Dalam hal ini noise menjadi seperti anak bengal yang ogah mendengarkan ibunya. Noise berkembang seperti istilah muncul paham seni Dadaisme yang banyak menyindir secara konyol kebudayaan pada masa itu (abad 20) melalui rancangan pertunjukan yang absurd. Hal tersebut yang berupaya mematahkan dan memperolok anggapan bahwa seni adalah sesuatu yang indah, mahal dan hanya bisa dinikmati untuk kalangan tertentu.

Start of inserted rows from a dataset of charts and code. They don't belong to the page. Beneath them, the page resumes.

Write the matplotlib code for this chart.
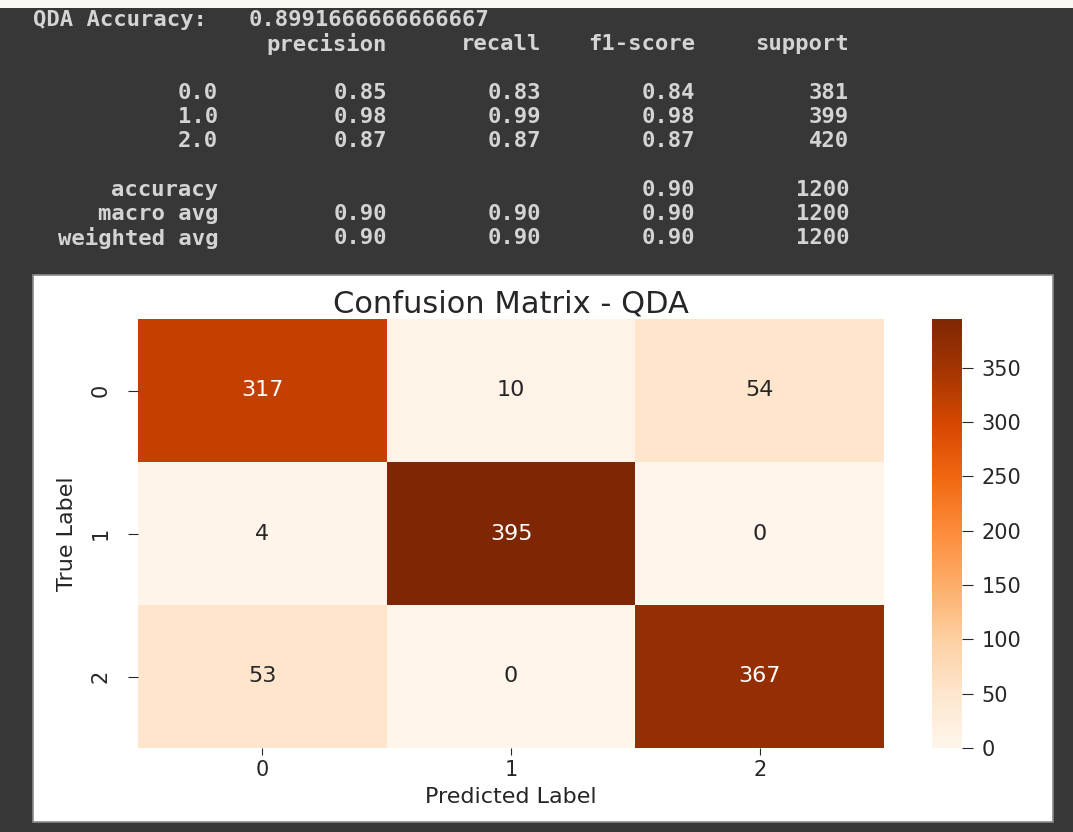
import matplotlib
matplotlib.use("Agg")
import matplotlib.pyplot as plt
from matplotlib.patches import Rectangle
import numpy as np
import seaborn as sns

W, H = 1073, 832

# classification report values
qda_accuracy = 0.8991666666666667
class_names = ["0.0", "1.0", "2.0"]
precision = [0.85, 0.98, 0.87]
recall = [0.83, 0.99, 0.87]
f1_score = [0.84, 0.98, 0.87]
support = [381, 399, 420]
accuracy = 0.90
total = 1200
macro_avg = [0.90, 0.90, 0.90]
weighted_avg = [0.90, 0.90, 0.90]

# confusion matrix
labels = ["0", "1", "2"]
cm = np.array([[317, 10, 54],
               [4, 395, 0],
               [53, 0, 367]])


def fx(x):
    return x / W


def fy(y):
    return 1 - y / H


def box(x0, y0, x1, y1):
    return [fx(x0), fy(y1), (x1 - x0) / W, (y1 - y0) / H]


fig = plt.figure(figsize=(W / 100, H / 100), dpi=100, facecolor="#373737")

# light strip along the top edge
fig.patches.append(Rectangle((0, fy(8)), 1, 8 / H, transform=fig.transFigure,
                             facecolor="#fbf8f4", edgecolor="none", zorder=-2))

# text report
mono = dict(family="DejaVu Sans Mono", fontsize=16, fontweight="bold", color="#d4d4d4")
label_x = 218
col_x = [387, 541, 695, 849]

fig.text(fx(33), fy(20), "QDA Accuracy:", ha="left", va="center", **mono)
fig.text(fx(249), fy(20), repr(qda_accuracy), ha="left", va="center", **mono)

for x, name in zip(col_x, ["precision", "recall", "f1-score", "support"]):
    fig.text(fx(x), fy(44), name, ha="right", va="center", **mono)

for i, name in enumerate(class_names):
    y = 93 + 24 * i
    fig.text(fx(label_x), fy(y), name, ha="right", va="center", **mono)
    vals = [f"{precision[i]:.2f}", f"{recall[i]:.2f}", f"{f1_score[i]:.2f}", str(support[i])]
    for x, v in zip(col_x, vals):
        fig.text(fx(x), fy(y), v, ha="right", va="center", **mono)

fig.text(fx(label_x), fy(190), "accuracy", ha="right", va="center", **mono)
fig.text(fx(col_x[2]), fy(190), f"{accuracy:.2f}", ha="right", va="center", **mono)
fig.text(fx(col_x[3]), fy(190), str(total), ha="right", va="center", **mono)

for y, name, avg in [(214, "macro avg", macro_avg), (238, "weighted avg", weighted_avg)]:
    fig.text(fx(label_x), fy(y), name, ha="right", va="center", **mono)
    for x, v in zip(col_x, [f"{a:.2f}" for a in avg] + [str(total)]):
        fig.text(fx(x), fy(y), v, ha="right", va="center", **mono)

# white panel holding the heatmap
fig.patches.append(Rectangle((fx(33), fy(822)), 1020 / W, 547 / H, transform=fig.transFigure,
                             facecolor="white", edgecolor="#8a8a8a", linewidth=1.2, zorder=-1))

ax = fig.add_axes(box(138, 319, 884, 748))
cax = fig.add_axes(box(932, 319, 962, 748))

sns.heatmap(cm, annot=True, fmt="d", cmap="Oranges", ax=ax, cbar_ax=cax,
            xticklabels=labels, yticklabels=labels,
            annot_kws={"fontsize": 16})

ink = "#262626"
ax.set_title("Confusion Matrix - QDA", fontsize=22, pad=2, color=ink)
ax.set_xlabel("Predicted Label", fontsize=16, labelpad=5, color=ink)
ax.set_ylabel("True Label", fontsize=16, labelpad=10, color=ink)
ax.tick_params(axis="x", labelsize=15, length=5, pad=4, colors=ink)
ax.tick_params(axis="y", labelsize=15, length=7.5, pad=12, colors=ink)
plt.setp(ax.get_yticklabels(), rotation=90, va="center")
cax.tick_params(labelsize=15, length=8, pad=6, colors=ink)

fig.savefig("out.png", dpi=100, facecolor=fig.get_facecolor())
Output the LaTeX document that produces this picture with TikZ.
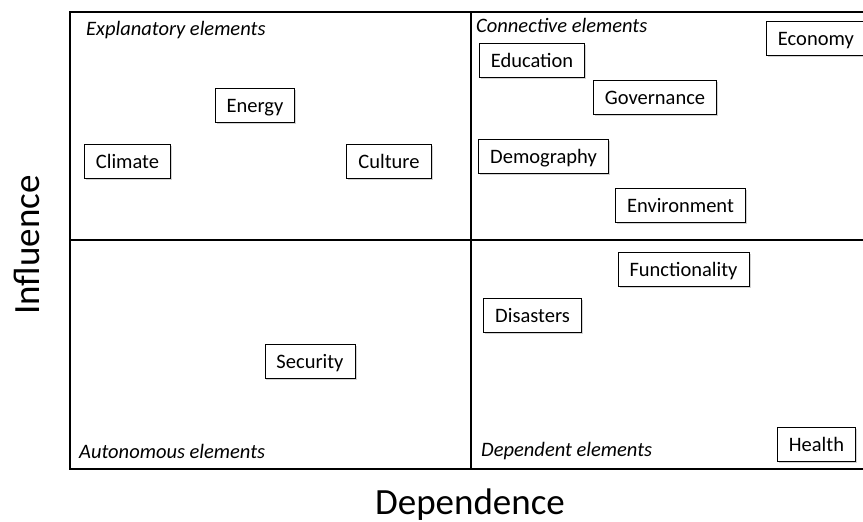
\documentclass[tikz,border=0pt]{standalone}
\usepackage{fontspec}
\setmainfont{Carlito}
\usetikzlibrary{shadows}

\begin{document}
\begin{tikzpicture}[x=1pt,y=-1pt,
  element/.style={draw,line width=0.9pt,fill=white,font=\fontsize{20.5}{24}\selectfont,
    text height=16pt,text depth=2pt,inner xsep=11.5pt,inner ysep=8pt,
    drop shadow={shadow xshift=1.5pt,shadow yshift=-1.5pt,opacity=0.35}},
  quadrant/.style={font=\fontsize{20.5}{24}\selectfont\itshape,inner sep=0pt,anchor=base west},
  axislabel/.style={font=\fontsize{37}{44}\selectfont,inner sep=0pt,anchor=base}]
  
\useasboundingbox (0,0) rectangle (863,522);

\coordinate (topleft) at (70,12);
\coordinate (topright) at (863,12);
\coordinate (bottomleft) at (70,469);
\coordinate (bottomright) at (863,469);
\coordinate (midtop) at (471,12);
\coordinate (midbottom) at (471,469);
\coordinate (midleft) at (70,240);
\coordinate (midright) at (863,240);

\draw[line width=1.3pt] (topright) -- (topleft) -- (bottomleft) -- (bottomright);
\draw[line width=1.3pt] (midtop) -- (midbottom);
\draw[line width=1.3pt] (midleft) -- (midright);

\node[quadrant] (explanatory) at (86,35) {Explanatory elements};
\node[quadrant] (connective) at (476,32) {Connective elements};
\node[quadrant] (autonomous) at (79,458) {Autonomous elements};
\node[quadrant] (dependent) at (481,456) {Dependent elements};

\node[element] (energy) at (255,105) {Energy};
\node[element] (climate) at (127.5,161) {Climate};
\node[element] (culture) at (389,161) {Culture};

\node[element] (education) at (532,60) {Education};
\node[element] (governance) at (655,97.5) {Governance};
\node[element] (demography) at (543.5,156) {Demography};
\node[element] (environment) at (680.5,205.5) {Environment};
\node[element,anchor=west] (economy) at (766,38.5) {Economy};

\node[element] (security) at (310,361.5) {Security};

\node[element] (functionality) at (683.5,269) {Functionality};
\node[element] (disasters) at (532.5,315) {Disasters};
\node[element] (health) at (816.5,444) {Health};

\node[axislabel,rotate=90] (influence) at (39,245) {Influence};
\node[axislabel] (dependence) at (470,514) {Dependence};

\end{tikzpicture}
\end{document}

Dan inilah yang mengilhami noise untuk menenggak roh Dadaisme hingga timbul jargon “anti-musical” dan keluar dari dogma yang ada dalam musik itu sendiri. Bukan berarti noise tidak menjadi suatu musik, tetapi dalam artian ini noise mencoba untuk keluar dari dari dogma musik yang beraturan untuk mampu me-ereksikan imajinasi dan lepas dalam melakukan sesuatu yang bersifat improvisasi. Karena dalam noise segala bentuk benda – apapun itu – yang mampu mengeluarkan gelombang suara bisa dijadikan alat musiknya.

Luigi Russolo

Perkembangan noise itu sendiri tidak bisa dijauhkan dari seorang musisi avant-garde, artis futuris asal Itali ini disebut juga Architech of Sound­ karena menjadi pioneer di ranah ini, Luigi membayangkan masa depan yang didominasi oleh kebisingan. Dalam manifestasinya yang berjudul The Art of Noise (1913) bahwa revolusi industri telah memeberikan kapasitas lebih kepada manusia modern untuk mengapresiasi suara-suara yang jauh lebih kompleks dari sebelumnya. Lewat karya eksperimentalnya yang ia namakan Intonarumori, Luigi berhasil mengahasilkan suara orchestra yang terbilang aneh, namun itulah noise. Suara yang dihasilkannya itu ia dapati dari cerobong-cerobong asap pabrik yang banyak dan mudah ditemukan di sekitrannya. Ini pula yang ia sebut sebagai ‘dunia yang indah’ yang di dalamnya terdapat bising dan suara yang tidak diinginkan. Bagi Luigi ini hanya perkara melatih kembali telinga kita dalam memahami suara, dan ini pula yang menjadi perdebatan apakah bunyi yang dihasilkan Luigi adalah suatu hal berupa musik atau bukan.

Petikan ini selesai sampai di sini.